-------- Provided data

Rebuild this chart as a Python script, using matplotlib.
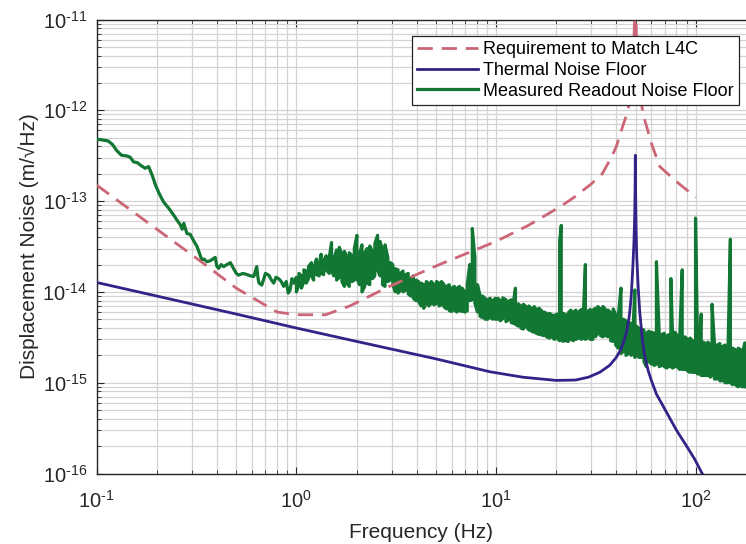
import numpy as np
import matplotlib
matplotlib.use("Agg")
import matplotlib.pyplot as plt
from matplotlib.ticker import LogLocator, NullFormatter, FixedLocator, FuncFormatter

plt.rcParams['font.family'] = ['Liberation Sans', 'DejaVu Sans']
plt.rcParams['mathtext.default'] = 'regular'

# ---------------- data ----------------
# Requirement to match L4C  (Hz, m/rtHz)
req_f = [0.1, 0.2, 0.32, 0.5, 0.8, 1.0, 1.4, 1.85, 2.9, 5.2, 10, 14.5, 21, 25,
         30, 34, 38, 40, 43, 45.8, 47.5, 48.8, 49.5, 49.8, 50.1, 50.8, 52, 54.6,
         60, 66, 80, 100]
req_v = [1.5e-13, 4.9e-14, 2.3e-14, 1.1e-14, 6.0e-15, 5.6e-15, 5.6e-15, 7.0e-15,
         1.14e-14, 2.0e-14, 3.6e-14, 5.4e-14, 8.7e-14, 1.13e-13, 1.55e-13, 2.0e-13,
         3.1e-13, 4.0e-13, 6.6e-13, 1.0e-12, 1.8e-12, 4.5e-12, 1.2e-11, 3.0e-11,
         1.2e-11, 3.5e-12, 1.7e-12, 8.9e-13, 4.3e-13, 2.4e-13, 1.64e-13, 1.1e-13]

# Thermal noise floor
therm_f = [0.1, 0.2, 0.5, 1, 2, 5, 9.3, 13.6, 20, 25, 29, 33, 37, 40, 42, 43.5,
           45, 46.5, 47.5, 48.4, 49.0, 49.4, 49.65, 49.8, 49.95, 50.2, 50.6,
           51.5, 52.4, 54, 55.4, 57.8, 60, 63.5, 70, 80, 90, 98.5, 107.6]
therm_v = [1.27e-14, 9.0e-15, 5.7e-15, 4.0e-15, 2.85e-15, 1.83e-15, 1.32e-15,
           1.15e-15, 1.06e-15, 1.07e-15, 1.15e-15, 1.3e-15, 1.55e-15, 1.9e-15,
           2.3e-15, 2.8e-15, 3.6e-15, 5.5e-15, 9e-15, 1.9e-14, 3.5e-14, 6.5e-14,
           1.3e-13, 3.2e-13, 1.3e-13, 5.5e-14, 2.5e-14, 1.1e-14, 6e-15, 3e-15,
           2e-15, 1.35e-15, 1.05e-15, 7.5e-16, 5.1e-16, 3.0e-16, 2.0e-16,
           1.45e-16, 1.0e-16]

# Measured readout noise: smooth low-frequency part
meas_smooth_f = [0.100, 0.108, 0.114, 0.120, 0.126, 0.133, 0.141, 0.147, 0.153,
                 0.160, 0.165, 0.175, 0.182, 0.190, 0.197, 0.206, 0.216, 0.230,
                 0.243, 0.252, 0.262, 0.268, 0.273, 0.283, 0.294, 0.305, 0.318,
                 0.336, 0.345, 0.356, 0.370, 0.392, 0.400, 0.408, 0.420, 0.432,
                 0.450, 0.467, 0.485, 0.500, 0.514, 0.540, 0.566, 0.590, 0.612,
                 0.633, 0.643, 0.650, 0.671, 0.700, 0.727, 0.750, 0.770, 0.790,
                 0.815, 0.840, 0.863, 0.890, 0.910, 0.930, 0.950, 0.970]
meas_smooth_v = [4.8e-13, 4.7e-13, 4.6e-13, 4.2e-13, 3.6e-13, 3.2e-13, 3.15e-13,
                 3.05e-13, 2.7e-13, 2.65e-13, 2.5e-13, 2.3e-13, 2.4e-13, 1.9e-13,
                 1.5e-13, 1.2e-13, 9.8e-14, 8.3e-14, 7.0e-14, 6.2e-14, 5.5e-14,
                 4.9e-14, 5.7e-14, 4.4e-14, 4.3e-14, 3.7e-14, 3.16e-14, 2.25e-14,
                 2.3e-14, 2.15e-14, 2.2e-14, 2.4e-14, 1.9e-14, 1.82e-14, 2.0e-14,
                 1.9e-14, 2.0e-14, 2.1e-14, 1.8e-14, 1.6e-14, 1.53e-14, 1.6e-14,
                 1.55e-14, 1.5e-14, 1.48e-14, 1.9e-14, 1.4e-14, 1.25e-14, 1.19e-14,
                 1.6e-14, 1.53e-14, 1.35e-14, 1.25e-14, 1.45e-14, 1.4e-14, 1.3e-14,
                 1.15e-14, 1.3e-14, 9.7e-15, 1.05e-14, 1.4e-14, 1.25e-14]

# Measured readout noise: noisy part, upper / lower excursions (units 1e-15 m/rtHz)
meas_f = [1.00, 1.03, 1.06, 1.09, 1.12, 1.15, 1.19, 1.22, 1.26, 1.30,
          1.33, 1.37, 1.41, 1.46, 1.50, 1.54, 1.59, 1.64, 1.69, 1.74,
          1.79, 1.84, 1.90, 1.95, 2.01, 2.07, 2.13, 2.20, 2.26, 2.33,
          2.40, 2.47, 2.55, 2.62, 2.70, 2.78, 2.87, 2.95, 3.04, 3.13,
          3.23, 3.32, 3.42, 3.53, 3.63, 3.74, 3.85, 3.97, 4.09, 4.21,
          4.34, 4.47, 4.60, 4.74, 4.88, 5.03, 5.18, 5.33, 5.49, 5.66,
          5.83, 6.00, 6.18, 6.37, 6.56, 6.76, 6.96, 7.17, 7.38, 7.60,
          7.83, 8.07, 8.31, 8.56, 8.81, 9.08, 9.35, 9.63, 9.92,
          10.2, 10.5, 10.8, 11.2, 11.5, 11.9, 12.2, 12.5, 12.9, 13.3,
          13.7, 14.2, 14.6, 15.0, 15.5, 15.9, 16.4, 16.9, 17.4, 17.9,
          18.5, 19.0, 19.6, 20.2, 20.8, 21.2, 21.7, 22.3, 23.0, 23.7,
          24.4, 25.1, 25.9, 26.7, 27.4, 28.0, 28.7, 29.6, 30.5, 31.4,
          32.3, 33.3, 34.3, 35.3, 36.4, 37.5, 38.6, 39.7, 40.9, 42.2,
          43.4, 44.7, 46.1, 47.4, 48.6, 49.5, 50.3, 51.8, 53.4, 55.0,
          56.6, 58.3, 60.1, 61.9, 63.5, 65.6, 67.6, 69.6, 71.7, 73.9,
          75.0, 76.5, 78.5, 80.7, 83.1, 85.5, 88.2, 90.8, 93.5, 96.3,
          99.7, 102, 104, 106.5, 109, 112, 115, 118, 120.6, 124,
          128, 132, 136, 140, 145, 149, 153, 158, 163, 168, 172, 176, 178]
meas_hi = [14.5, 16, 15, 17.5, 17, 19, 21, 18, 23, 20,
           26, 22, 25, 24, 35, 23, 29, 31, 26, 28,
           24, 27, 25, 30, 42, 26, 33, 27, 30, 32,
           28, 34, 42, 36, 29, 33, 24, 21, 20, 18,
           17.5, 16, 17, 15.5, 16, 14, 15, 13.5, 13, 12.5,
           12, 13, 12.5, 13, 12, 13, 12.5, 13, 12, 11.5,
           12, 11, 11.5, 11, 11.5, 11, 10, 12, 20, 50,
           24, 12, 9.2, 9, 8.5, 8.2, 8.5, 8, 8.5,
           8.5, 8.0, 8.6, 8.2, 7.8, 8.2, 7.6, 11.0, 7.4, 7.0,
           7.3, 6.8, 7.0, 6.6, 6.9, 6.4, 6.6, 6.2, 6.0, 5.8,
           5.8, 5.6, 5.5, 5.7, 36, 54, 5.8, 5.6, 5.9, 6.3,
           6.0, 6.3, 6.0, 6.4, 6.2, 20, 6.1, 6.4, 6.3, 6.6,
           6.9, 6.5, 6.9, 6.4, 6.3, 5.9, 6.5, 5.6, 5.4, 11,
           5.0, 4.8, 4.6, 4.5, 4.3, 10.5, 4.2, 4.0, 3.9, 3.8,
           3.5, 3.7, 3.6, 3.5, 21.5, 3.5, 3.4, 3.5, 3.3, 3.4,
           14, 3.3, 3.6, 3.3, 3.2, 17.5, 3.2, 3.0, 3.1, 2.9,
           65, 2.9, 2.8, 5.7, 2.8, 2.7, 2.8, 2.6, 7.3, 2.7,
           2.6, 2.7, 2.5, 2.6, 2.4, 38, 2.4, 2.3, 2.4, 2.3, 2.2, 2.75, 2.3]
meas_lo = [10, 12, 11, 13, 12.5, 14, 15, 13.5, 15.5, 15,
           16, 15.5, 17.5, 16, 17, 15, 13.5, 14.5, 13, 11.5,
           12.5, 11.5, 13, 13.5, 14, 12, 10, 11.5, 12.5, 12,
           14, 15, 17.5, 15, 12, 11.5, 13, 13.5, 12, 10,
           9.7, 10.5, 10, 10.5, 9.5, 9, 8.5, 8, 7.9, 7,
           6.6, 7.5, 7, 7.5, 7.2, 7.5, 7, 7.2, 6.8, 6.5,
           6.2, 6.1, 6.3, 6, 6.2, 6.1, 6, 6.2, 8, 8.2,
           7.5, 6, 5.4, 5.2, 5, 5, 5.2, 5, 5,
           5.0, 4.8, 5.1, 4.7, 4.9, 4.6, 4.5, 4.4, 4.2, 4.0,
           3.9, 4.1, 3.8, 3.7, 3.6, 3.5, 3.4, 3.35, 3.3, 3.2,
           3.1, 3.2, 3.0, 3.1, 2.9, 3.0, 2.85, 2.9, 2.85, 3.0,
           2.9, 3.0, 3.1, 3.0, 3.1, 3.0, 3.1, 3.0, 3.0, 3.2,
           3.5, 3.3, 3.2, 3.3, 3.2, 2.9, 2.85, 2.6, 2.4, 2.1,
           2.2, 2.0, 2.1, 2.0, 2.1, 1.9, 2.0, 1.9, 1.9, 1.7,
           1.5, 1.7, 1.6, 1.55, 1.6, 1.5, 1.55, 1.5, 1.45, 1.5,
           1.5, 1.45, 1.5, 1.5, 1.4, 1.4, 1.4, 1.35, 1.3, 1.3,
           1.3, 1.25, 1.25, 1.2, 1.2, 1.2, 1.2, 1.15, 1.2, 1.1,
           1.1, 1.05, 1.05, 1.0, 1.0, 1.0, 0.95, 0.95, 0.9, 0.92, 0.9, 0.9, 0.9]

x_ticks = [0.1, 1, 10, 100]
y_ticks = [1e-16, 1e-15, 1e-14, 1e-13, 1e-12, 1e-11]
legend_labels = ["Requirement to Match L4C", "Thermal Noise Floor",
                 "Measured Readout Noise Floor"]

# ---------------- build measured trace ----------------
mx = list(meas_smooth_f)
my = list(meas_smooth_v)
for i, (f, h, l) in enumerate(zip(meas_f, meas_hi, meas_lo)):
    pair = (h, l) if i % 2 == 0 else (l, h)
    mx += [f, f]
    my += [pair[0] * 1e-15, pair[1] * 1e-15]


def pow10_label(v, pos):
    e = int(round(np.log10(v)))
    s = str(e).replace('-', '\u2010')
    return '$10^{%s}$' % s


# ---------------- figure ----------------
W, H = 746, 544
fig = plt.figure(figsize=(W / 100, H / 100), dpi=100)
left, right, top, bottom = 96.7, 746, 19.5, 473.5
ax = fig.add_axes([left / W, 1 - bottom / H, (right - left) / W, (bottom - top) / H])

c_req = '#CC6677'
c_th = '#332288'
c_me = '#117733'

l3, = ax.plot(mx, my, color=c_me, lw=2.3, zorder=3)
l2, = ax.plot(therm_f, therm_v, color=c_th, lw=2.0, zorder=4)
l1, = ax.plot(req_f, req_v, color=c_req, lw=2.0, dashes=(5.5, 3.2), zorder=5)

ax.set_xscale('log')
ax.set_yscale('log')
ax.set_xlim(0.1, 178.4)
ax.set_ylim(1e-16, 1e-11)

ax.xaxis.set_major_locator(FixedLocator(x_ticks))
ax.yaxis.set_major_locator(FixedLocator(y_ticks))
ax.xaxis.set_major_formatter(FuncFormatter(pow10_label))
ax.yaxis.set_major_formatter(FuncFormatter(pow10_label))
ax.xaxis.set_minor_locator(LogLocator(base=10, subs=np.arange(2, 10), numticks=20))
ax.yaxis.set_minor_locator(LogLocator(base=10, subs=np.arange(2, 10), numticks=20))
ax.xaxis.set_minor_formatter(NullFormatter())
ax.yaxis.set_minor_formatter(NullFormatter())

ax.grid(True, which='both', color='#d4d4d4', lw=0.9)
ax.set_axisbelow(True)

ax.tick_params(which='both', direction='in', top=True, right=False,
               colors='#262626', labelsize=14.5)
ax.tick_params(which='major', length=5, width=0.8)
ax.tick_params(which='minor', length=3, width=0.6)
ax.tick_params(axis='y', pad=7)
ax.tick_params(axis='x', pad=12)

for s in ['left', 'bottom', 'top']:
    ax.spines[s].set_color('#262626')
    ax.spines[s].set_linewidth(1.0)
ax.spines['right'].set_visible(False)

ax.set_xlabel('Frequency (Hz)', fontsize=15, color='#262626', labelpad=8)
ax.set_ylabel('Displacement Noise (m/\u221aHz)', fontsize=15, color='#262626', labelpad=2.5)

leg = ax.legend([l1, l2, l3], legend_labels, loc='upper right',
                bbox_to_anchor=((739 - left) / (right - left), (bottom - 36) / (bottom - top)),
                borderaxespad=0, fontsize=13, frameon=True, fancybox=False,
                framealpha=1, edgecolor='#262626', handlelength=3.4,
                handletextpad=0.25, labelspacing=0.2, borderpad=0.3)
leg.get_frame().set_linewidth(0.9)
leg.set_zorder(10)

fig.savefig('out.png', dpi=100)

----------------

What you should do ▸ Could the lines from the top of the material through the line with "1.45e-16, 1.0e-16]" be repeated exactly, pictures left out?

Task solution ▸
Rebuild this chart as a Python script, using matplotlib.
import numpy as np
import matplotlib
matplotlib.use("Agg")
import matplotlib.pyplot as plt
from matplotlib.ticker import LogLocator, NullFormatter, FixedLocator, FuncFormatter

plt.rcParams['font.family'] = ['Liberation Sans', 'DejaVu Sans']
plt.rcParams['mathtext.default'] = 'regular'

# ---------------- data ----------------
# Requirement to match L4C  (Hz, m/rtHz)
req_f = [0.1, 0.2, 0.32, 0.5, 0.8, 1.0, 1.4, 1.85, 2.9, 5.2, 10, 14.5, 21, 25,
         30, 34, 38, 40, 43, 45.8, 47.5, 48.8, 49.5, 49.8, 50.1, 50.8, 52, 54.6,
         60, 66, 80, 100]
req_v = [1.5e-13, 4.9e-14, 2.3e-14, 1.1e-14, 6.0e-15, 5.6e-15, 5.6e-15, 7.0e-15,
         1.14e-14, 2.0e-14, 3.6e-14, 5.4e-14, 8.7e-14, 1.13e-13, 1.55e-13, 2.0e-13,
         3.1e-13, 4.0e-13, 6.6e-13, 1.0e-12, 1.8e-12, 4.5e-12, 1.2e-11, 3.0e-11,
         1.2e-11, 3.5e-12, 1.7e-12, 8.9e-13, 4.3e-13, 2.4e-13, 1.64e-13, 1.1e-13]

# Thermal noise floor
therm_f = [0.1, 0.2, 0.5, 1, 2, 5, 9.3, 13.6, 20, 25, 29, 33, 37, 40, 42, 43.5,
           45, 46.5, 47.5, 48.4, 49.0, 49.4, 49.65, 49.8, 49.95, 50.2, 50.6,
           51.5, 52.4, 54, 55.4, 57.8, 60, 63.5, 70, 80, 90, 98.5, 107.6]
therm_v = [1.27e-14, 9.0e-15, 5.7e-15, 4.0e-15, 2.85e-15, 1.83e-15, 1.32e-15,
           1.15e-15, 1.06e-15, 1.07e-15, 1.15e-15, 1.3e-15, 1.55e-15, 1.9e-15,
           2.3e-15, 2.8e-15, 3.6e-15, 5.5e-15, 9e-15, 1.9e-14, 3.5e-14, 6.5e-14,
           1.3e-13, 3.2e-13, 1.3e-13, 5.5e-14, 2.5e-14, 1.1e-14, 6e-15, 3e-15,
           2e-15, 1.35e-15, 1.05e-15, 7.5e-16, 5.1e-16, 3.0e-16, 2.0e-16,
           1.45e-16, 1.0e-16]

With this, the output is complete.